The writ petition against the respondent police officer was dismissed by the High Court of Madras through the learned bench led by HONOURABLE MR. JUSTICE S.M. SUBRAMANIAM in the case of Amutha v. Additional Principal Secretary & Ors. (Writ Petition (Madurai) No.5483 of 2022)

FACTS OF THE CASE: Brief facts of the case are as follows; The petitioner stated that she was the elected President of Pappanam Panchayat. Due to some altercation, the sixth respondent – the Inspector of Police, registered a case against the petitioner’s husband and took him into custody. The relief sought in the writ petition was to direct the respondents 1 to 5 to take departmental action against the sixth respondent – Inspector of Police, Abiramam Police Station in accordance with the law, within a time stipulated by the Court. The learned counsel for the petitioner stated that the sixth respondent used abusive language and scolded the petitioner by using her caste name etc., and she was ill-treated in the Police Station. The learned counsel appearing for respondents 1 to 5 strenuously objected to the above contentions of the learned counsel for the petitioner by stating that the petitioner had filed the petition with a false set of facts. The petitioner had taken some personal vengeance against the public officer, namely, the sixth respondent – the Inspector of Police and filed the writ petition to threaten the police officials. Even as per the version of the petitioner, she was ill-treated by the sixth respondent even when the facts were on record, the petitioner, based on certain presumptions, picked up a quarrel with the sixth respondent and sent a representation only after a lapse of thirteen days, which was clearly an afterthought and therefore, the counsel contended that the entire incident was false, frivolous and vexatious. The petitioner’s husband was arrested and remanded to judicial custody. Since a false representation was filed after a lapse of thirteen days and was filed in order to threaten the public official, the petition was to be rejected.

JUDGEMENT: Considering the facts and circumstances, the Court was of the opinion that the statements made by the petitioner seemed not genuine as the exact representation itself was submitted after a lapse of thirteen days from the alleged occurrence. The Court noted that there was a growing trend of filing writ petitions in the High Court against the public officials where the writ petitions were filed for a direction to take departmental action against the Police officials only to demoralize them or escape from the clutches of criminal law. The Court opined that such writ petitions are to be rejected in limine if the facts were doubtful doubt, in certain circumstances, the Police Authorities do commit excessive exercise of power. However, such excessive exercise of the power of the Public Authorities was to be substantiated and established. Without such proof, no direction can be issued to take departmental action against the Police Officials while performing their lawful duties by following the procedures as contemplated under law.

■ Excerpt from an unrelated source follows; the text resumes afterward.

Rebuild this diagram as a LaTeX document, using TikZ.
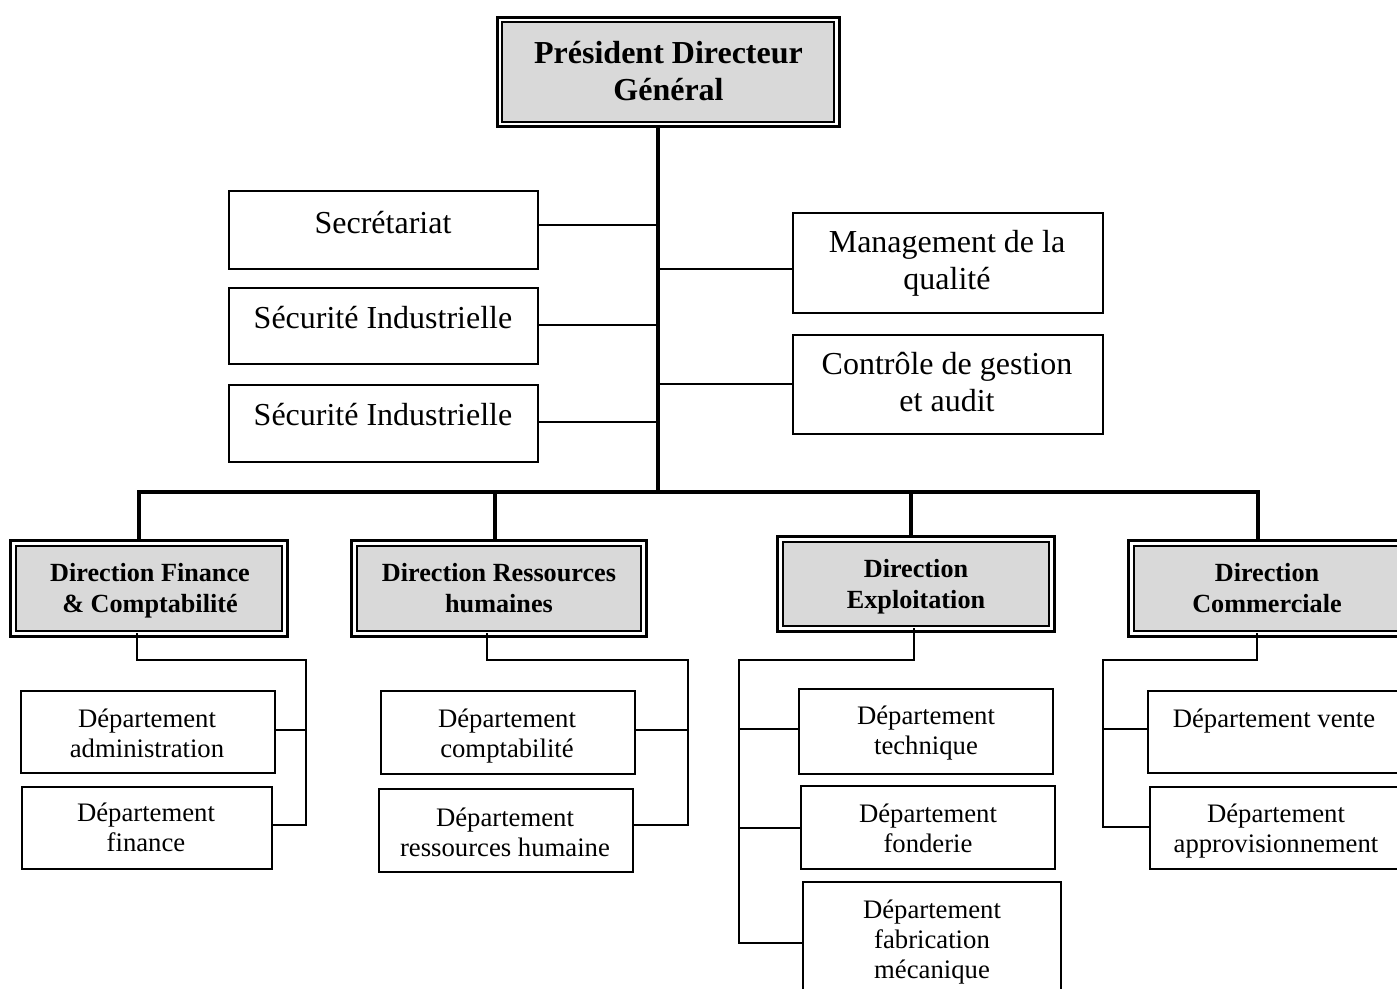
\documentclass[tikz,border=0pt]{standalone}
\usepackage{fontspec}
\setmainfont{Liberation Serif}
\definecolor{dirgray}{RGB}{217,217,217}
\begin{document}
\begin{tikzpicture}[x=1pt,y=-1pt,
  box/.style={draw, line width=2pt, inner sep=0pt},
  dirbox/.style={draw, line width=3pt, inner sep=0pt,
    path picture={\draw[line width=2pt, fill=dirgray]
      ([shift={(#1,-#1)}]path picture bounding box.north west) rectangle
      ([shift={(-#1,#1)}]path picture bounding box.south east);}},
  dirbox/.default=5.5pt,
  txt/.style={inner sep=0pt, align=center,
    execute at begin node=\strut, execute at end node=\strut},
  bigtxt/.style={txt, font=\fontsize{32}{37.5}\selectfont},
  toptxt/.style={txt, font=\fontsize{32}{37.5}\selectfont\bfseries},
  dirtxt/.style={txt, font=\fontsize{26.2}{31}\selectfont\bfseries},
  deptxt/.style={txt, font=\fontsize{26.7}{30}\selectfont},
  link/.style={line width=2pt, line join=miter},
  trunk/.style={line width=3.8pt, line join=miter}]

\useasboundingbox (0,0) rectangle (1397,988);
\clip (0,0) rectangle (1397,988);
\fill[white] (0,0) rectangle (1397,988);

% ---- top management
\node[dirbox=5pt, minimum width=341.7, minimum height=109.4] (pdg) at (668.15,72) {};
\node[toptxt] (t-pdg) at (668.5,76.6) {Président Directeur\\Général};

% ---- staff units
\node[box, minimum width=309, minimum height=77.7] (sec) at (383.2,229.9) {};
\node[box, minimum width=309, minimum height=76] (si1) at (383.2,325.7) {};
\node[box, minimum width=309, minimum height=77] (si2) at (383.2,423.5) {};
\node[box, minimum width=310, minimum height=99.4] (mq) at (947.7,263) {};
\node[box, minimum width=310, minimum height=99.4] (cg) at (947.7,384.5) {};
\node[bigtxt] (t-sec) at (383,226) {Secrétariat};
\node[bigtxt] (t-si1) at (383,320.5) {Sécurité Industrielle};
\node[bigtxt] (t-si2) at (383,417.5) {Sécurité Industrielle};
\node[bigtxt] (t-mq) at (947,265.5) {Management de la\\qualité};
\node[bigtxt] (t-cg) at (947,387.5) {Contrôle de gestion\\et audit};

% ---- directions
\node[dirbox, minimum width=276.2, minimum height=96] (dfc) at (148.9,588.8) {};
\node[dirbox, minimum width=295, minimum height=96] (drh) at (499,588.8) {};
\node[dirbox, minimum width=276.5, minimum height=95] (dex) at (915.75,584) {};
\node[dirbox, minimum width=277.7, minimum height=96] (dco) at (1267.1,588.8) {};
\node[dirtxt] (t-dfc) at (150,592.8) {Direction Finance\\\& Comptabilité};
\node[dirtxt] (t-drh) at (499,592.8) {Direction Ressources\\humaines};
\node[dirtxt] (t-dex) at (916,588.3) {Direction\\Exploitation};
\node[dirtxt] (t-dco) at (1267,592.8) {Direction\\Commerciale};

% ---- departments
\node[box, minimum width=253.7, minimum height=82] (adm) at (147.8,732) {};
\node[box, minimum width=250.3, minimum height=82.3] (fin) at (146.8,828.2) {};
\node[box, minimum width=254.3, minimum height=82.7] (cpt) at (508.2,732.3) {};
\node[box, minimum width=254, minimum height=82.7] (rhu) at (506.3,830.7) {};
\node[box, minimum width=253.4, minimum height=84.4] (tec) at (926,731.5) {};
\node[box, minimum width=254, minimum height=82.7] (fon) at (928,827.3) {};
\node[box, minimum width=258.3, minimum height=118.3] (fab) at (931.8,940.8) {};
\node[box, minimum width=252.3, minimum height=82.3] (ven) at (1273.9,732.2) {};
\node[box, minimum width=252, minimum height=82.6] (app) at (1276,828) {};
\node[deptxt] (t-adm) at (147,737.5) {Département\\administration};
\node[deptxt] (t-fin) at (146,832) {Département\\finance};
\node[deptxt] (t-cpt) at (507,737.5) {Département\\comptabilité};
\node[deptxt] (t-rhu) at (505,836.5) {Département\\ressources humaine};
\node[deptxt] (t-tec) at (926,734.5) {Département\\technique};
\node[deptxt] (t-fon) at (928,832.5) {Département\\fonderie};
\node[deptxt] (t-fab) at (932,943.5) {Département\\fabrication\\mécanique};
\node[deptxt] (t-ven) at (1274,721.5) {Département vente};
\node[deptxt] (t-app) at (1276,832.5) {Département\\approvisionnement};

% ---- main trunk and distribution bar
\coordinate (hub) at (658.3,491.7);
\coordinate (barL) at (139,491.7);
\coordinate (barR) at (1258.3,491.7);
\coordinate (dropH) at (495,491.7);
\coordinate (dropE) at (910.7,491.7);
\draw[trunk] (hub |- pdg.south) -- (hub);
\draw[trunk] ([yshift=-1.5pt]barL |- dfc.north) -- (barL) -- (barR) -- ([yshift=-1.5pt]barR |- dco.north);
\draw[trunk] (dropH) -- ([yshift=-1.5pt]dropH |- drh.north);
\draw[trunk] (dropE) -- ([yshift=-1.5pt]dropE |- dex.north);

% ---- staff branches
\coordinate (s1) at (658.3,225);
\coordinate (s2) at (658.3,325);
\coordinate (s3) at (658.3,422.3);
\coordinate (m1) at (658.3,269.3);
\coordinate (m2) at (658.3,383.7);
\draw[link] (s1) -- (s1 -| sec.east);
\draw[link] (s2) -- (s2 -| si1.east);
\draw[link] (s3) -- (s3 -| si2.east);
\draw[link] (m1) -- (m1 -| mq.west);
\draw[link] (m2) -- (m2 -| cg.west);

% ---- finance departments
\coordinate (fA) at (137,660);
\coordinate (fB) at (306,660);
\coordinate (fC) at (306,729.7);
\coordinate (fD) at (306,825.3);
\draw[link] ([yshift=5pt]fA |- dfc.south) -- (fA) -- (fB) -- (fD) -- (fD -| fin.east);
\draw[link] (fC) -- (fC -| adm.east);

% ---- human resources departments
\coordinate (rA) at (487,660);
\coordinate (rB) at (687.7,660);
\coordinate (rC) at (687.7,730);
\coordinate (rD) at (687.7,825.3);
\draw[link] ([yshift=5pt]rA |- drh.south) -- (rA) -- (rB) -- (rD) -- (rD -| rhu.east);
\draw[link] (rC) -- (rC -| cpt.east);

% ---- operations departments
\coordinate (eA) at (914.3,660);
\coordinate (eB) at (739.3,660);
\coordinate (eC) at (739.3,729.3);
\coordinate (eD) at (739.3,827.7);
\coordinate (eE) at (739.3,942.7);
\draw[link] ([yshift=5pt]eA |- dex.south) -- (eA) -- (eB) -- (eE) -- (eE -| fab.west);
\draw[link] (eC) -- (eC -| tec.west);
\draw[link] (eD) -- (eD -| fon.west);

% ---- commercial departments
\coordinate (cA) at (1256.7,660);
\coordinate (cB) at (1102.7,660);
\coordinate (cC) at (1102.7,729.3);
\coordinate (cD) at (1102.7,826.7);
\draw[link] ([yshift=5pt]cA |- dco.south) -- (cA) -- (cB) -- (cD) -- (cD -| app.west);
\draw[link] (cC) -- (cC -| ven.west);
\end{tikzpicture}
\end{document}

The sixth respondent – the Inspector of Police, had been impleaded as a party respondent in the writ petition in her personal capacity, which clearly showed that the petitioner had taken personal vengeance against the sixth respondent without any valid reason and made an attempt to demoralize her from performing lawful duties in the Police Station. Considering the above facts and circumstances, the relief as such sought in the writ petition could not be granted, and the writ petition was dismissed with the cost of Rs.25,000/- payable by the petitioner to the sixth respondent – Inspector of Police, Abiramam Police Station, Ramanathapuram District, who in turn was directed to utilize the said cost amount for providing basic amenities in the Police Station, which would be helpful to the general public. The cost amount was directed to be paid by the petitioner within two weeks of receiving a copy of the order.